Six professors from the College of Liberal Arts & Sciences have been named Conrad Humanities Scholars, and three of them come from the School of Literatures, Cultures and Linguistics, including Anke Pinkert, Associate Professor of Germanic Languages and Literatures.
Pinkert saw the collapse of Eastern European socialism as a young adult living in East Berlin 30 years ago. Ever since, she has sought to understand how seemingly sudden historical changes occur.
“Most of my research has dealt with public memory, especially in the aftermath of a historical catastrophe or a large-scale structural, political, and economic shift,” said Pinkert.
Currently, Pinkert is working on a monograph that combines these interests in social transformation and public memory. In “Remembering 1989,” Pinkert examines the massive unrest in the streets of East Germany, which led to the fall of the Berlin Wall.

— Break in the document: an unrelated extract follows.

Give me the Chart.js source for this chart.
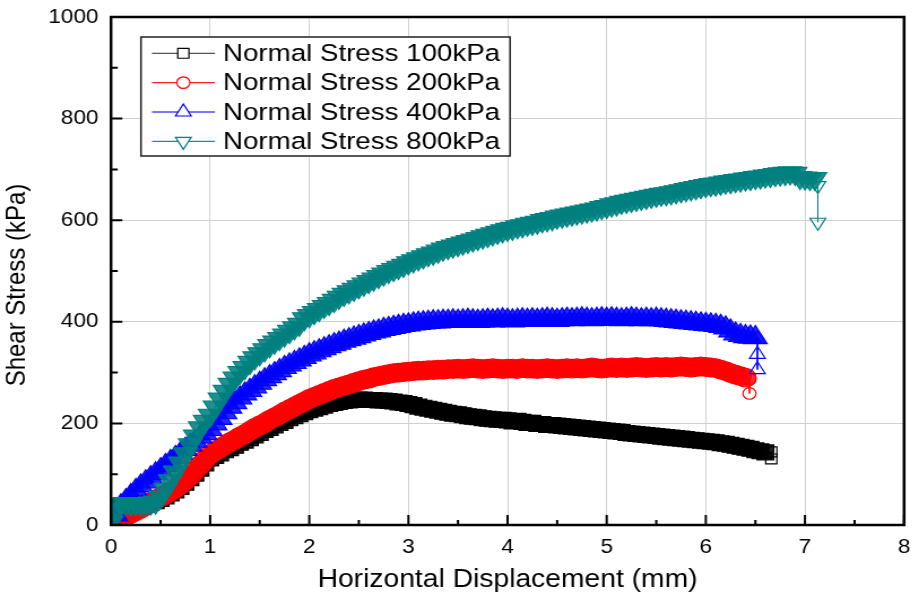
<!DOCTYPE html>
<html>
<head>
<meta charset="utf-8">
<script src="https://cdn.jsdelivr.net/npm/chart.js@4.4.1/dist/chart.umd.min.js"></script>
<style>
  html, body { margin: 0; padding: 0; background: #fff; overflow: hidden; }
  /* the plot is drawn a bit narrower and widened with css */
  #wrap { width: 813px; height: 599px; transform: scaleX(1.1304); transform-origin: 0 0; }
</style>
</head>
<body>
<div id="wrap"><canvas id="shearChart" width="813" height="599"></canvas></div>
<script>
// horizontal displacement (mm), shared by all four tests
let disp = [
  0, 0.05, 0.1, 0.15, 0.2, 0.25, 0.3, 0.35, 0.4, 0.45,
  0.5, 0.55, 0.6, 0.65, 0.7, 0.75, 0.8, 0.85, 0.9, 0.95,
  1, 1.05, 1.1, 1.15, 1.2, 1.25, 1.3, 1.35, 1.4, 1.45,
  1.5, 1.55, 1.6, 1.65, 1.7, 1.75, 1.8, 1.85, 1.9, 1.95,
  2, 2.05, 2.1, 2.15, 2.2, 2.25, 2.3, 2.35, 2.4, 2.45,
  2.5, 2.55, 2.6, 2.65, 2.7, 2.75, 2.8, 2.85, 2.9, 2.95,
  3, 3.05, 3.1, 3.15, 3.2, 3.25, 3.3, 3.35, 3.4, 3.45,
  3.5, 3.55, 3.6, 3.65, 3.7, 3.75, 3.8, 3.85, 3.9, 3.95,
  4, 4.05, 4.1, 4.15, 4.2, 4.25, 4.3, 4.35, 4.4, 4.45,
  4.5, 4.55, 4.6, 4.65, 4.7, 4.75, 4.8, 4.85, 4.9, 4.95,
  5, 5.05, 5.1, 5.15, 5.2, 5.25, 5.3, 5.35, 5.4, 5.45,
  5.5, 5.55, 5.6, 5.65, 5.7, 5.75, 5.8, 5.85, 5.9, 5.95,
  6, 6.05, 6.1, 6.15, 6.2, 6.25, 6.3, 6.35, 6.4, 6.45,
  6.5, 6.55, 6.6, 6.65, 6.7, 6.75, 6.8, 6.85, 6.9, 6.95,
  7, 7.05, 7.1
]

// shear stress (kPa) for each normal stress
let tau100 = [
  20, 36, 38, 38, 39, 40, 41, 42, 44, 47,
  51, 56, 62, 68, 75, 83, 92, 101, 111, 121,
  131, 136, 141, 147, 151, 156, 162, 166, 171, 176,
  181, 187, 191, 196, 201, 205, 210, 214, 218, 222,
  226, 229, 232, 235, 238, 240, 242, 244, 245, 246,
  247, 247, 246, 246, 245, 245, 244, 243, 241, 240,
  238, 236, 233, 231, 229, 227, 225, 223, 221, 219,
  218, 216, 214, 213, 212, 210, 209, 208, 207, 207,
  206, 204, 205, 203, 201, 201, 199, 199, 197, 197,
  196, 195, 194, 193, 192, 191, 190, 189, 188, 187,
  186, 185, 184, 183, 181, 180, 179, 178, 177, 176,
  175, 174, 173, 172, 171, 170, 169, 168, 167, 166,
  165, 164, 163, 161, 160, 158, 156, 154, 152, 150,
  147, 145, 143
]
let tau200 = [
  0, 6, 12, 17, 22, 27, 32, 38, 44, 50,
  55, 60, 66, 72, 79, 88, 97, 108, 118, 129,
  139, 145, 151, 157, 163, 168, 174, 179, 185, 191,
  196, 201, 207, 212, 217, 223, 228, 233, 238, 243,
  248, 252, 256, 260, 264, 268, 271, 274, 277, 280,
  283, 286, 288, 291, 293, 295, 297, 299, 300, 301,
  302, 303, 304, 304, 305, 305, 306, 306, 307, 307,
  308, 307, 308, 309, 308, 307, 308, 309, 308, 307,
  308, 308, 307, 309, 308, 308, 307, 308, 309, 308,
  307, 308, 309, 308, 309, 308, 309, 310, 309, 308,
  309, 310, 309, 310, 309, 310, 311, 310, 309, 310,
  311, 310, 311, 310, 311, 312, 311, 310, 311, 312,
  311, 310, 309, 306, 303, 299, 296, 293, 290
]
let tau400 = [
  2, 20, 38, 48, 58, 68, 77, 85, 93, 101,
  109, 117, 125, 133, 141, 149, 157, 165, 173, 180,
  188, 199, 210, 221, 232, 241, 250, 258, 265, 272,
  279, 286, 292, 298, 304, 310, 315, 320, 325, 330,
  335, 339, 343, 347, 351, 355, 358, 362, 365, 368,
  371, 374, 377, 380, 382, 385, 387, 389, 391, 393,
  394, 396, 397, 398, 399, 400, 400, 401, 401, 402,
  401, 402, 403, 402, 401, 402, 403, 402, 403, 404,
  403, 402, 403, 404, 403, 404, 403, 404, 405, 404,
  403, 404, 405, 404, 405, 406, 405, 404, 405, 406,
  405, 406, 405, 404, 405, 406, 405, 404, 405, 404,
  405, 404, 403, 402, 401, 400, 399, 398, 397, 396,
  395, 394, 393, 391, 388, 382, 376, 373, 371, 370,
  369
]
let tau800 = [
  5, 30, 41, 42, 41, 42, 41, 42, 43, 45,
  55, 70, 87, 104, 122, 140, 158, 175, 191, 204,
  216, 232, 248, 263, 277, 289, 300, 310, 320, 329,
  337, 345, 353, 360, 367, 374, 381, 388, 395, 406,
  412, 418, 424, 430, 436, 442, 448, 454, 459, 464,
  469, 474, 479, 484, 489, 494, 499, 503, 507, 511,
  516, 520, 524, 528, 532, 535, 539, 543, 546, 549,
  552, 555, 558, 561, 564, 567, 570, 573, 576, 579,
  582, 584, 587, 589, 592, 594, 596, 599, 601, 603,
  606, 608, 610, 612, 614, 616, 618, 620, 622, 625,
  627, 630, 632, 635, 637, 639, 641, 643, 645, 647,
  649, 651, 652, 654, 656, 658, 660, 662, 664, 666,
  668, 670, 671, 673, 675, 676, 678, 679, 681, 682,
  684, 685, 687, 688, 690, 691, 692, 693, 692, 684,
  683, 682, 682
]

// last readings at failure, taken at one displacement
let endX100 = [6.66, 6.66]
let endY100 = [144, 130]
let endX200 = [6.44, 6.44]
let endY200 = [287, 259]
let endX400 = [6.52, 6.52, 6.52]
let endY400 = [366, 336, 306]
let endX800 = [7.13, 7.13]
let endY800 = [668, 596]

let seriesLabels = ["Normal Stress 100kPa", "Normal Stress 200kPa", "Normal Stress 400kPa", "Normal Stress 800kPa"]
let xTickVals = [0, 1, 2, 3, 4, 5, 6, 7, 8]
let xMinorVals = [0.5, 1.5, 2.5, 3.5, 4.5, 5.5, 6.5, 7.5]
let yTickVals = [0, 200, 400, 600, 800, 1000]
let yMinorVals = [100, 300, 500, 700, 900]

let font = '"Liberation Sans", Arial, sans-serif'

function pts(ys, ex, ey) {
  let p = ys.map((y, i) => ({ x: disp[i], y: y }))
  ex.forEach((x, i) => p.push({ x: x, y: ey[i] }))
  return p
}

// radius = lone marker, band = marker inside the dense run
let looks = [
  { color: "#000000", fill: "rgba(0,0,0,0.88)", line: "#555555", style: "rect", radius: 7, band: 10.5, rotation: 0 },
  { color: "#ff0000", fill: "rgba(255,0,0,0.82)", line: "#ff2020", style: "circle", radius: 5.8, band: 9.3, rotation: 0 },
  { color: "#0000ff", fill: "rgba(0,0,255,0.85)", line: "#4a4aff", style: "triangle", radius: 8, band: 12, rotation: 0 },
  { color: "#008080", fill: "rgba(0,128,128,0.88)", line: "#1a9090", style: "triangle", radius: 8, band: 12, rotation: 180 }
]

let bodies = [tau100, tau200, tau400, tau800]
let allData = [
  pts(tau100, endX100, endY100),
  pts(tau200, endX200, endY200),
  pts(tau400, endX400, endY400),
  pts(tau800, endX800, endY800)
]

// the dense run of readings reads as a solid band, the lone end points stay hollow
let datasets = allData.map((d, i) => ({
  label: seriesLabels[i],
  data: d,
  order: 3 - i,
  borderColor: looks[i].color,
  backgroundColor: "transparent",
  borderWidth: 1,
  pointStyle: looks[i].style,
  pointRotation: looks[i].rotation,
  pointRadius: d.map((p, k) => k < bodies[i].length ? looks[i].band : looks[i].radius),
  pointBorderWidth: 1.2,
  pointBorderColor: looks[i].color,
  pointBackgroundColor: d.map((p, k) => k < bodies[i].length ? looks[i].fill : "rgba(255,255,255,0)"),
  tension: 0
}))

// box round the plot plus inward ticks
let frame = {
  id: "frame",
  afterDatasetsDraw(chart) {
    let ctx = chart.ctx, a = chart.chartArea
    let x = chart.scales.x, y = chart.scales.y
    ctx.save()
    ctx.strokeStyle = "#000"
    ctx.lineWidth = 2
    ctx.beginPath()
    xTickVals.forEach(v => { let px = x.getPixelForValue(v); ctx.moveTo(px, a.bottom); ctx.lineTo(px, a.bottom - 10) })
    xMinorVals.forEach(v => { let px = x.getPixelForValue(v); ctx.moveTo(px, a.bottom); ctx.lineTo(px, a.bottom - 5) })
    yTickVals.forEach(v => { let py = y.getPixelForValue(v); ctx.moveTo(a.left, py); ctx.lineTo(a.left + 10, py) })
    yMinorVals.forEach(v => { let py = y.getPixelForValue(v); ctx.moveTo(a.left, py); ctx.lineTo(a.left + 6, py) })
    ctx.stroke()
    ctx.lineWidth = 2.5
    ctx.strokeRect(a.left, a.top, a.right - a.left, a.bottom - a.top)
    ctx.restore()
  }
}

// legend box in the top-left corner and the vertical axis title
let legendBox = {
  id: "legendBox",
  afterDraw(chart) {
    let ctx = chart.ctx
    ctx.save()
    ctx.fillStyle = "#fff"
    ctx.fillRect(124.7, 37, 326.5, 119)
    ctx.strokeStyle = "#222"
    ctx.lineWidth = 1.5
    ctx.strokeRect(124.7, 37, 326.5, 119)
    seriesLabels.forEach((lbl, i) => {
      let cy = 53.3 + i * 29.35
      let lk = looks[i]
      ctx.strokeStyle = lk.line
      ctx.lineWidth = 1.3
      ctx.beginPath()
      ctx.moveTo(134.5, cy)
      ctx.lineTo(190.2, cy)
      ctx.stroke()
      ctx.fillStyle = "#fff"
      ctx.strokeStyle = lk.color
      ctx.lineWidth = 1.2
      Chart.helpers.drawPoint(ctx, { pointStyle: lk.style, rotation: lk.rotation, radius: lk.radius, borderWidth: 1.2 }, 162.2, cy)
      ctx.fillStyle = "#000"
      ctx.font = "24.5px " + font
      ctx.textBaseline = "middle"
      ctx.textAlign = "left"
      ctx.fillText(lbl, 197.3, cy + 1)
    })
    ctx.translate(15.5, 285)
    ctx.rotate(-Math.PI / 2)
    ctx.fillStyle = "#000"
    ctx.font = "24px " + font
    ctx.textAlign = "center"
    ctx.textBaseline = "middle"
    ctx.fillText("Shear Stress (kPa)", 0, 0)
    ctx.restore()
  }
}

new Chart(document.getElementById("shearChart"), {
  type: "line",
  data: { datasets: datasets },
  plugins: [frame, legendBox],
  options: {
    responsive: false,
    animation: false,
    layout: { padding: { left: 0, right: 6.5, top: 17, bottom: 0 } },
    plugins: { legend: { display: false }, tooltip: { enabled: false } },
    scales: {
      x: {
        type: "linear", min: 0, max: 8,
        afterBuildTicks: s => { s.ticks = xTickVals.map(v => ({ value: v })) },
        afterFit: s => { s.height = 74; s.paddingLeft = 0; s.paddingRight = 0 },
        grid: { color: "#d0d0d0", lineWidth: 1, drawTicks: false },
        border: { display: false },
        ticks: { padding: 10, color: "#000", font: { family: font, size: 20 }, maxRotation: 0, autoSkip: false, callback: v => String(v) },
        title: { display: true, text: "Horizontal Displacement (mm)", color: "#000", font: { family: font, size: 25, lineHeight: 1.2 }, padding: { top: 0, bottom: 4 } }
      },
      y: {
        type: "linear", min: 0, max: 1000,
        afterBuildTicks: s => { s.ticks = yTickVals.map(v => ({ value: v })) },
        afterFit: s => { s.width = 98.2; s.paddingTop = 0; s.paddingBottom = 0 },
        grid: { color: "#d0d0d0", lineWidth: 1, drawTicks: false },
        border: { display: false },
        ticks: { padding: 11, color: "#000", font: { family: font, size: 20 }, autoSkip: false, callback: v => String(v) }
      }
    }
  }
})
</script>
</body>
</html>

“We think of memory as something that refers to the past. For example, we will be looking back and commemorate the 30th anniversary of the fall of the Berlin Wall next year. In my book I hope to show how we can track unfulfilled impulses of past revolutionary events and mobilize them for the future,” Pinkert said.
Though 1989 was almost 30 years ago, Pinkert sees a strong relationship between that event and today’s world.
“We live in polarizing, if not catastrophic times. People have fixed ideas of how society could be changed,” Pinkert said. “1989 and 1990 was such an exciting time in (East) German history, because, for a fleeting moment—12 months—everything was up for grabs. Most people who marched in the streets wanted neither a capitalist nor a socialist order. Left to their own devices, they gathered and formed provisional, horizontal relations with one another, just showing up in schools, parks, factories, and neighborhood clubs to figure out a new vibrant political ecology.”
Pinkert plans to use the grant money to attend national and international conferences in the area of memory studies, community activism, and new directions in the humanities. She also hopes to train and mentor graduate students in research methods and archival work.
“This provides an excellent context for the students, to enter the field, and for us to think through their emerging research projects and questions,” she said.
The Conrad Humanities Scholar awards are funded by a gift from the late Arlys Conrad, whose estate gift shared by the College of LAS and the College of Agricultural, Consumer and Environmental Sciences is intended to assist and retain promising mid-career faculty.